Except, there's something off about it.

Take for example last week's instance of a celebrity being peer pressured into something they don't want to do (nobody wants to go to a prom that's not their own, and even when it is it's borderline!). Teenager Jacob Staudenmaier, who has, as the internet noted, a slight resemblance to Ryan Gosling, recreated a scene from La La Land to invite Emma Stone to be his date. In what was basically his showreel (accompanied by his hilariously half-hearted friends, but let's face it we all know who's the star here) Staudenmaier swapped out lyrics to Another Day of Sun to ask Stone to be his date.

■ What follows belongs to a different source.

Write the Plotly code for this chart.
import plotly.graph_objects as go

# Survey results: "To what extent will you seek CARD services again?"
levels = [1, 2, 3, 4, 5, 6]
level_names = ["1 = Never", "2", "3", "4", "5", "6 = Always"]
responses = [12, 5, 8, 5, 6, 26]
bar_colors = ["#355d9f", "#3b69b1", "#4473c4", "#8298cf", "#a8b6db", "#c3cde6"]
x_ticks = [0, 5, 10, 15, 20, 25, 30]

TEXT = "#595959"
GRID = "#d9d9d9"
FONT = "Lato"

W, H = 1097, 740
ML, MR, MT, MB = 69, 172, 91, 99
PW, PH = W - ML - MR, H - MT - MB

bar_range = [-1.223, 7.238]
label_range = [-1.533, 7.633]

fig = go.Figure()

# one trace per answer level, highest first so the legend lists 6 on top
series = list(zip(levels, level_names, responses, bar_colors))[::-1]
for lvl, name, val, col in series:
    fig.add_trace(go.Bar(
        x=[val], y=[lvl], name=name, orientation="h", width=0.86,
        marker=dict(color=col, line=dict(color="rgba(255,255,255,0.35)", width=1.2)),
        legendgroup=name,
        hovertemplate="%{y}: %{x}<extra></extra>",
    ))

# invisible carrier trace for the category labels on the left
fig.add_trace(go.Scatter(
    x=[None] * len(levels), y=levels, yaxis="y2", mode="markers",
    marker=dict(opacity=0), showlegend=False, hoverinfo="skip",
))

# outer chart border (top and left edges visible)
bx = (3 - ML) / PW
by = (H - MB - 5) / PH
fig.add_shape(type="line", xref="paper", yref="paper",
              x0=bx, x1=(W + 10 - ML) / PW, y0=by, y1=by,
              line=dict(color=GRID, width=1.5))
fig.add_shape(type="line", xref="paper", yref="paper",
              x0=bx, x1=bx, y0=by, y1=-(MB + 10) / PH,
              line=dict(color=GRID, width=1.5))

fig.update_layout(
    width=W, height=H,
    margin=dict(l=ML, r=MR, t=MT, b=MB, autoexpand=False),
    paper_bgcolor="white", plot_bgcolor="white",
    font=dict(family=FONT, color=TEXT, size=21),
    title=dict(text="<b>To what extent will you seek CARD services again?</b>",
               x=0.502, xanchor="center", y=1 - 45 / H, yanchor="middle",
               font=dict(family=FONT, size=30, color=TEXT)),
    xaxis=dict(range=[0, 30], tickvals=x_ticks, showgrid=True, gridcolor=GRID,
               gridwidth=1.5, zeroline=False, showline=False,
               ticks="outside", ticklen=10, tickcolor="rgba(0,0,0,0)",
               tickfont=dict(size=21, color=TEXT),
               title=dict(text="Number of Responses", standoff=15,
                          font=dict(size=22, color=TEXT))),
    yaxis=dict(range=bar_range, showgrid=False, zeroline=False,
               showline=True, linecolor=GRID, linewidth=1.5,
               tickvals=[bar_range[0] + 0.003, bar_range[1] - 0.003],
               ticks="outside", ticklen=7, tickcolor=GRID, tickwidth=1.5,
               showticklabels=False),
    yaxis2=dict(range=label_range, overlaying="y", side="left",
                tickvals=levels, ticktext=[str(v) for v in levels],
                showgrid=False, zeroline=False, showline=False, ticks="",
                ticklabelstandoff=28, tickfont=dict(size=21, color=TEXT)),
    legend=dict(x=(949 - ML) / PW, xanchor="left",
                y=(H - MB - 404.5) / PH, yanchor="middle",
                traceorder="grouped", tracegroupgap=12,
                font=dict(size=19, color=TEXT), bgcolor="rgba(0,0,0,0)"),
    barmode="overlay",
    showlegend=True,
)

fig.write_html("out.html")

The tweet above was re-tweeted 23,000 times as everybody joined the campaign to ... prove that celebrities are just like us? Show boys that if they pester women out of their league enough they'll eventually wear them down? Put women in an awkward position where if they say no they look stuck-up and/or like a bitch? 

The public celebrity prom proposal belongs in the same family as the public, grand gesture marriage proposal which is to say, both are highly awkward and also entirely about the person proposing and not the other way around. 

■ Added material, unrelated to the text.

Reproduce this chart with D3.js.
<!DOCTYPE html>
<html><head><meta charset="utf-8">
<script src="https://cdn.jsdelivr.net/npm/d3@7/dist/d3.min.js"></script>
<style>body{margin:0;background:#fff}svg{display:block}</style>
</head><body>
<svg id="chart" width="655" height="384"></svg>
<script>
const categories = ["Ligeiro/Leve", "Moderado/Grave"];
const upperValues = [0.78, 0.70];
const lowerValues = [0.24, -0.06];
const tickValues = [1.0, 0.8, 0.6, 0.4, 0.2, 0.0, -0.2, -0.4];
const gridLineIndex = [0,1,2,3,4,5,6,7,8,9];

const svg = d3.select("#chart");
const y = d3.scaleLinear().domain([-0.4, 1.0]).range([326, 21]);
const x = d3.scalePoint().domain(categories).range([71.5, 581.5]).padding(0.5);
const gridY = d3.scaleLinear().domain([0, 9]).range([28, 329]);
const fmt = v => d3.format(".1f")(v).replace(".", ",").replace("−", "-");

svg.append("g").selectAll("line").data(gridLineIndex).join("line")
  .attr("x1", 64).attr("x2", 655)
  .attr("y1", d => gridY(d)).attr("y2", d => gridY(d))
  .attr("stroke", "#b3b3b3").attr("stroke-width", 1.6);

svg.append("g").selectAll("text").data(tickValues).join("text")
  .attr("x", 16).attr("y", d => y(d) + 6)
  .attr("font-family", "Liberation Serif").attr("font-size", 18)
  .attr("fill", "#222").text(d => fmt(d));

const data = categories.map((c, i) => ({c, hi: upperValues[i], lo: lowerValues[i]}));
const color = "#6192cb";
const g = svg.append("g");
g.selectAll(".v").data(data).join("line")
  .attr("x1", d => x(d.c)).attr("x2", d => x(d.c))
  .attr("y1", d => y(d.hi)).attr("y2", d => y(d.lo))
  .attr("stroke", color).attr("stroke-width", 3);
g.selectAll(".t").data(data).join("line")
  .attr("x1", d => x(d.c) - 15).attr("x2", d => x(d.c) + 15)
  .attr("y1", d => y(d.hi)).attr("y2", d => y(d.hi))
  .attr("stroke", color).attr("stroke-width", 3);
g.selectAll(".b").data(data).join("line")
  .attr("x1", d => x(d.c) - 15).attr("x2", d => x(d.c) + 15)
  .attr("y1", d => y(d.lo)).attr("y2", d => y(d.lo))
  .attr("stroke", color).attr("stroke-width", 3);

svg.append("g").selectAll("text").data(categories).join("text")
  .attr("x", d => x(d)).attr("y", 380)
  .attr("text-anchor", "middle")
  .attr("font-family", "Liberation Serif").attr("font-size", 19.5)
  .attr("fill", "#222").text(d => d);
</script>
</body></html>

And it turned out that Emma Stone couldn't make Jacob's prom, so she wrote him a letter that Staudenmaier dutifully read out on Good Morning America (a cynic might think that the celebrity prom proposal is more about getting your mug on the telly than doing the Nutbush with your celebrity crush).

"Jacob, thanks for making the greatest proposal I've ever received," it read. "I can't tell you what an honour that was and how much I smiled through that entire beautifully orchestrated video.

"I'm in London working but I hope you have the best time at prom and I'm grateful you thought of me. Thank you."

She ended the note by saying: "Ps, I do see Gosling around the eyes. Love Emma."

As Joe Lynch noted in Billboard, maybe the asking-celebrities-to-be-your-date thing started off as kinda cute, but that time is over.

"What's most irksome is the entitled, or perhaps simply oblivious, attitude that allows a person to ask the rest of the internet to join them in a campaign to con a celebrity into attending prom with them. If you really need validation from a famous person, please just ask for a retweet," he said.

Or better still, keep on living your own life, go to your school formal with your friends (it really doesn't have to be the best night of your life) and get to learning real quick that nobody - not Kylie Jenner, not Emma Stone and not the girl who turned you down for prom - owes you anything.

As for Freddie Prinze Jr. his life seemed to turn out OK post not going to my formal (he has a cook book now!), and you know, as did mine.